Ev almak, çok kazançlı ya da tam tersine çok riskli olabilir. Alınan mülkün / ürünün büyüklüğü ve ona verilen para ne kadar artarsa, risk oranı da aynı oranda artar. Ev alırken yapmanız gereken ilk şeyi daireyi satışa çıkaran gayrımenkul şirketini iyice araştırmanız. Ben kimden ev alıyorum – sorusu -ben nereden ev alıyorum – sorusu kadar mühimdir zira.

Günümüzde maalesef bazı kalpazanlar, emlakçılık adı altında soygunculuk – dolandırıcılık yapıyorlar. En sık rastlanan durumlardan biri, deprem riski taşıyan evlerin saklanması. Yani biri sormazsa belgeleri göstermemek ya da hasır altı etmek. Bazı niteliksiz insanlar ve nitelikli dolandırıcılar ise direkt belgede sahtecilik deprem bölgesinde olan bir evi, sapasağlam gösterebiliyor. Bu nedenle mümkün olduğunca ”eli yüzü düzgün” firmalarla çalışmaya özen göstermekte fayda var.

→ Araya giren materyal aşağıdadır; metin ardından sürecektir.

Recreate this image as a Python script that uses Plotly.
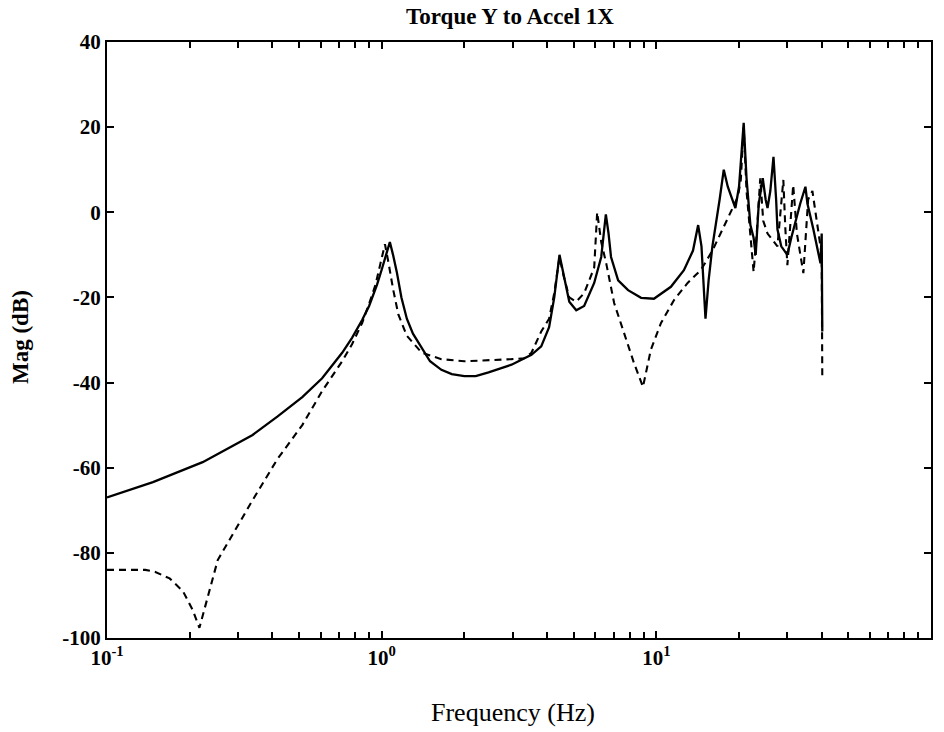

Dolandırılmamak için dikkat edilmesi gereken bir diğer önemli husus ise sözleşmeyi satır aralarına kadar okumak. Eğer içinde yaşamak için değil ticari bir yatırım olarak ev alıyorsanız ekstra dikkatli olmalısınız. Zira birçok yeni proje yarım kalabiliyor, daha da fenası Tosun gibileri çıkıp milletten aldığı milyarlarca lirayla yurt dışına çıkabiliyor.